Pictures in the data below are not part of the copy; transcribe everything else exactly.

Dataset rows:

--- START ---

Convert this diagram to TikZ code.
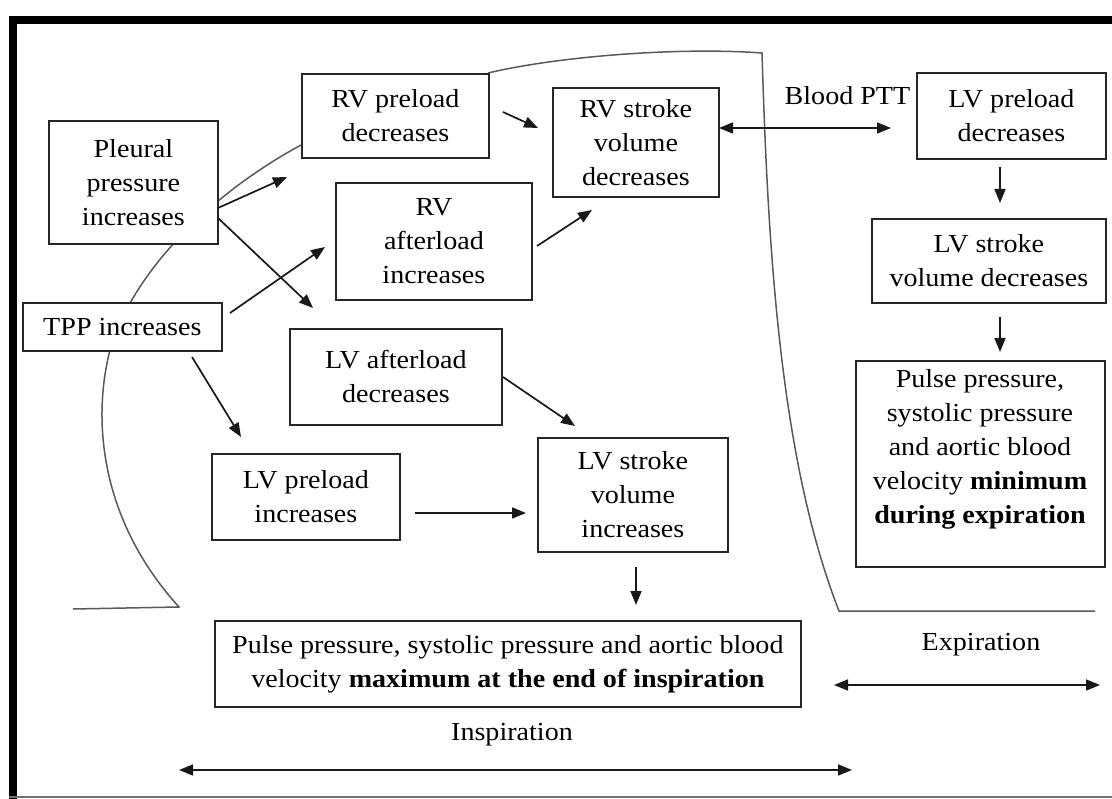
\documentclass[tikz,border=0pt]{standalone}
\usepackage{fontspec}
\setmainfont{Liberation Serif}[FakeStretch=1.08]
\usetikzlibrary{arrows.meta}
\newcommand{\diagfont}{\fontsize{26}{34}\selectfont}
\begin{document}
\begin{tikzpicture}[x=1pt,y=-1pt,
  box/.style={draw=black!85, line width=1.8pt, fill=white, inner sep=0pt, align=center, anchor=north west, font=\diagfont},
  arr/.style={-{Triangle[length=14pt,width=11pt]}, line width=1.7pt, black!90},
  darr/.style={{Triangle[length=14pt,width=11pt]}-{Triangle[length=14pt,width=11pt]}, line width=1.7pt, black!90},
  bound/.style={line width=1.5pt, black!65},
  lbl/.style={font=\diagfont, inner sep=0pt, align=center}]
\useasboundingbox (0,0) rectangle (1112,799);
% frame
\draw[line width=8pt] (9,20) -- (1112,20);
\draw[line width=8pt] (13,16) -- (13,799);
\draw[line width=2pt, black!55] (9,797) -- (1112,797);
% phase boundaries
\draw[bound] (301,145) .. controls (200,200) and (130,280) .. (110,350)
  .. controls (92,420) and (100,520) .. (179,607) -- (73,609);
\draw[bound] (488,73) .. controls (560,56) and (680,47) .. (762,53)
  .. controls (768,250) and (780,460) .. (839,611) -- (1095,611);
% boxes
\node[box, minimum width=169pt, minimum height=123pt] (pleural) at (48,120) {Pleural\\pressure\\increases};
\node[box, minimum width=199pt, minimum height=48pt] (tpp) at (22,302) {TPP increases};
\node[box, minimum width=187pt, minimum height=84pt] (rvpre) at (301,73) {RV preload\\decreases};
\node[box, minimum width=166pt, minimum height=109pt] (rvstroke) at (552,87) {RV stroke\\volume\\decreases};
\node[box, minimum width=196pt, minimum height=117pt] (rvafter) at (335,182) {RV\\afterload\\increases};
\node[box, minimum width=212pt, minimum height=96pt] (lvafter) at (289,328) {LV afterload\\decreases};
\node[box, minimum width=188pt, minimum height=86pt] (lvpreinc) at (211,453) {LV preload\\increases};
\node[box, minimum width=190pt, minimum height=114pt] (lvstrokeinc) at (537,437) {LV stroke\\volume\\increases};
\node[box, minimum width=586pt, minimum height=86pt] (pulsebot) at (214,620) {Pulse pressure, systolic pressure and aortic blood\\velocity \textbf{maximum at the end of inspiration}};
\node[box, minimum width=189pt, minimum height=86pt] (lvpredec) at (916,72) {LV preload\\decreases};
\node[box, minimum width=234pt, minimum height=84pt] (lvstrokedec) at (871,218) {LV stroke\\volume decreases};
\node[box, minimum width=249pt, minimum height=206pt] (pulseright) at (855,360) {};
\node[lbl] (pulserighttxt) at (980,449) {Pulse pressure,\\systolic pressure\\and aortic blood\\velocity \textbf{minimum}\\\textbf{during expiration}};
% labels
\node[lbl, anchor=base] (ptt) at (847.5,105) {Blood PTT};
\node[lbl] (expl) at (981,645) {Expiration};
\node[lbl] (inspl) at (512,735) {Inspiration};
% connector end points
\coordinate (a1s) at (218,208); \coordinate (a1e) at (287,177);
\coordinate (a2s) at (218,218); \coordinate (a2e) at (313,308);
\coordinate (a3s) at (230,313); \coordinate (a3e) at (325,247);
\coordinate (a4s) at (192,357); \coordinate (a4e) at (241,437);
\coordinate (a5s) at (503,112); \coordinate (a5e) at (538,128);
\coordinate (a6s) at (537,246); \coordinate (a6e) at (592,210);
\coordinate (a7s) at (719,128); \coordinate (a7e) at (891,128);
\coordinate (a8s) at (1000,167); \coordinate (a8e) at (1000,203);
\coordinate (a9s) at (1000,317); \coordinate (a9e) at (1000,352);
\coordinate (a10s) at (503,377); \coordinate (a10e) at (575,426);
\coordinate (a11s) at (415,513); \coordinate (a11e) at (526,513);
\coordinate (a12s) at (636,567); \coordinate (a12e) at (636,605);
\coordinate (exs) at (834,685); \coordinate (exe) at (1100,685);
\coordinate (ins) at (179,770); \coordinate (ine) at (852,770);
% arrows
\draw[arr] (a1s) -- (a1e);
\draw[arr] (a2s) -- (a2e);
\draw[arr] (a3s) -- (a3e);
\draw[arr] (a4s) -- (a4e);
\draw[arr] (a5s) -- (a5e);
\draw[arr] (a6s) -- (a6e);
\draw[darr] (a7s) -- (a7e);
\draw[arr] (a8s) -- (a8e);
\draw[arr] (a9s) -- (a9e);
\draw[arr] (a10s) -- (a10e);
\draw[arr] (a11s) -- (a11e);
\draw[arr] (a12s) -- (a12e);
\draw[darr] (exs) -- (exe);
\draw[darr] (ins) -- (ine);
\end{tikzpicture}
\end{document}
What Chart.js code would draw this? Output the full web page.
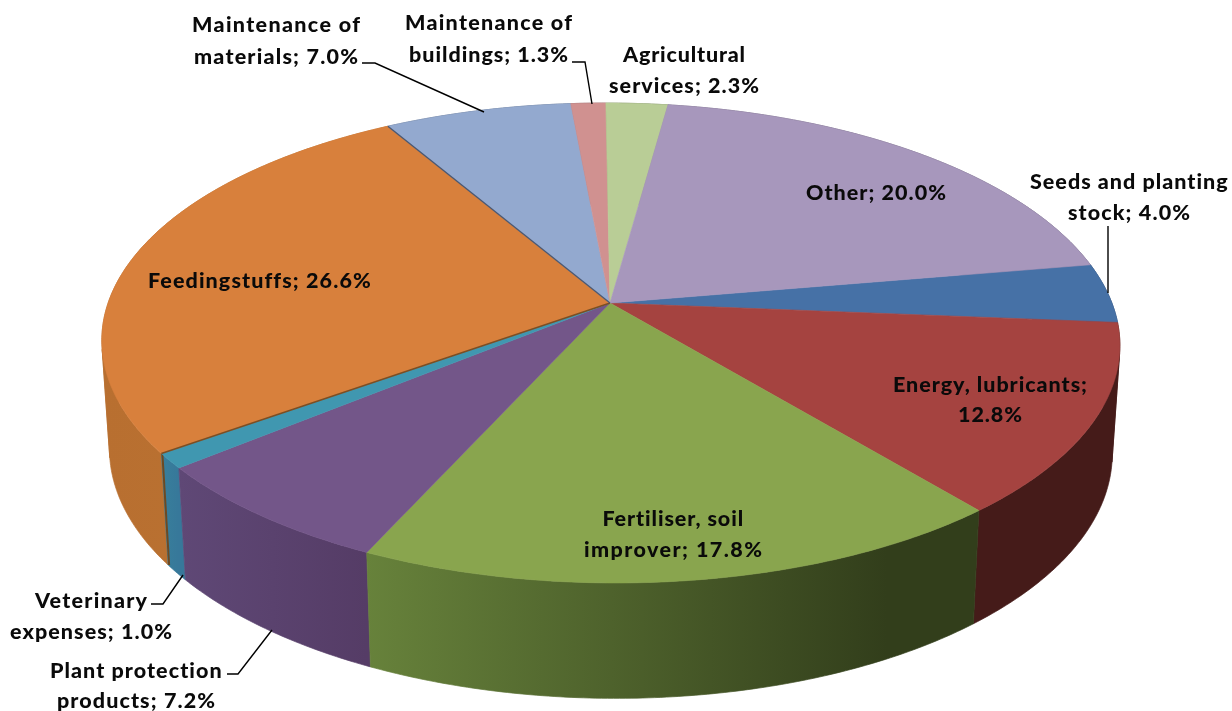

--- END ---

■ RESPONSE ■
Convert this diagram to TikZ code.
\documentclass[tikz,border=0pt]{standalone}
\usepackage{fontspec}
\setmainfont{Liberation Serif}[FakeStretch=1.08]
\usetikzlibrary{arrows.meta}
\newcommand{\diagfont}{\fontsize{26}{34}\selectfont}
\begin{document}
\begin{tikzpicture}[x=1pt,y=-1pt,
  box/.style={draw=black!85, line width=1.8pt, fill=white, inner sep=0pt, align=center, anchor=north west, font=\diagfont},
  arr/.style={-{Triangle[length=14pt,width=11pt]}, line width=1.7pt, black!90},
  darr/.style={{Triangle[length=14pt,width=11pt]}-{Triangle[length=14pt,width=11pt]}, line width=1.7pt, black!90},
  bound/.style={line width=1.5pt, black!65},
  lbl/.style={font=\diagfont, inner sep=0pt, align=center}]
\useasboundingbox (0,0) rectangle (1112,799);
% frame
\draw[line width=8pt] (9,20) -- (1112,20);
\draw[line width=8pt] (13,16) -- (13,799);
\draw[line width=2pt, black!55] (9,797) -- (1112,797);
% phase boundaries
\draw[bound] (301,145) .. controls (200,200) and (130,280) .. (110,350)
  .. controls (92,420) and (100,520) .. (179,607) -- (73,609);
\draw[bound] (488,73) .. controls (560,56) and (680,47) .. (762,53)
  .. controls (768,250) and (780,460) .. (839,611) -- (1095,611);
% boxes
\node[box, minimum width=169pt, minimum height=123pt] (pleural) at (48,120) {Pleural\\pressure\\increases};
\node[box, minimum width=199pt, minimum height=48pt] (tpp) at (22,302) {TPP increases};
\node[box, minimum width=187pt, minimum height=84pt] (rvpre) at (301,73) {RV preload\\decreases};
\node[box, minimum width=166pt, minimum height=109pt] (rvstroke) at (552,87) {RV stroke\\volume\\decreases};
\node[box, minimum width=196pt, minimum height=117pt] (rvafter) at (335,182) {RV\\afterload\\increases};
\node[box, minimum width=212pt, minimum height=96pt] (lvafter) at (289,328) {LV afterload\\decreases};
\node[box, minimum width=188pt, minimum height=86pt] (lvpreinc) at (211,453) {LV preload\\increases};
\node[box, minimum width=190pt, minimum height=114pt] (lvstrokeinc) at (537,437) {LV stroke\\volume\\increases};
\node[box, minimum width=586pt, minimum height=86pt] (pulsebot) at (214,620) {Pulse pressure, systolic pressure and aortic blood\\velocity \textbf{maximum at the end of inspiration}};
\node[box, minimum width=189pt, minimum height=86pt] (lvpredec) at (916,72) {LV preload\\decreases};
\node[box, minimum width=234pt, minimum height=84pt] (lvstrokedec) at (871,218) {LV stroke\\volume decreases};
\node[box, minimum width=249pt, minimum height=206pt] (pulseright) at (855,360) {};
\node[lbl] (pulserighttxt) at (980,449) {Pulse pressure,\\systolic pressure\\and aortic blood\\velocity \textbf{minimum}\\\textbf{during expiration}};
% labels
\node[lbl, anchor=base] (ptt) at (847.5,105) {Blood PTT};
\node[lbl] (expl) at (981,645) {Expiration};
\node[lbl] (inspl) at (512,735) {Inspiration};
% connector end points
\coordinate (a1s) at (218,208); \coordinate (a1e) at (287,177);
\coordinate (a2s) at (218,218); \coordinate (a2e) at (313,308);
\coordinate (a3s) at (230,313); \coordinate (a3e) at (325,247);
\coordinate (a4s) at (192,357); \coordinate (a4e) at (241,437);
\coordinate (a5s) at (503,112); \coordinate (a5e) at (538,128);
\coordinate (a6s) at (537,246); \coordinate (a6e) at (592,210);
\coordinate (a7s) at (719,128); \coordinate (a7e) at (891,128);
\coordinate (a8s) at (1000,167); \coordinate (a8e) at (1000,203);
\coordinate (a9s) at (1000,317); \coordinate (a9e) at (1000,352);
\coordinate (a10s) at (503,377); \coordinate (a10e) at (575,426);
\coordinate (a11s) at (415,513); \coordinate (a11e) at (526,513);
\coordinate (a12s) at (636,567); \coordinate (a12e) at (636,605);
\coordinate (exs) at (834,685); \coordinate (exe) at (1100,685);
\coordinate (ins) at (179,770); \coordinate (ine) at (852,770);
% arrows
\draw[arr] (a1s) -- (a1e);
\draw[arr] (a2s) -- (a2e);
\draw[arr] (a3s) -- (a3e);
\draw[arr] (a4s) -- (a4e);
\draw[arr] (a5s) -- (a5e);
\draw[arr] (a6s) -- (a6e);
\draw[darr] (a7s) -- (a7e);
\draw[arr] (a8s) -- (a8e);
\draw[arr] (a9s) -- (a9e);
\draw[arr] (a10s) -- (a10e);
\draw[arr] (a11s) -- (a11e);
\draw[arr] (a12s) -- (a12e);
\draw[darr] (exs) -- (exe);
\draw[darr] (ins) -- (ine);
\end{tikzpicture}
\end{document}
What Chart.js code would draw this? Output the full web page.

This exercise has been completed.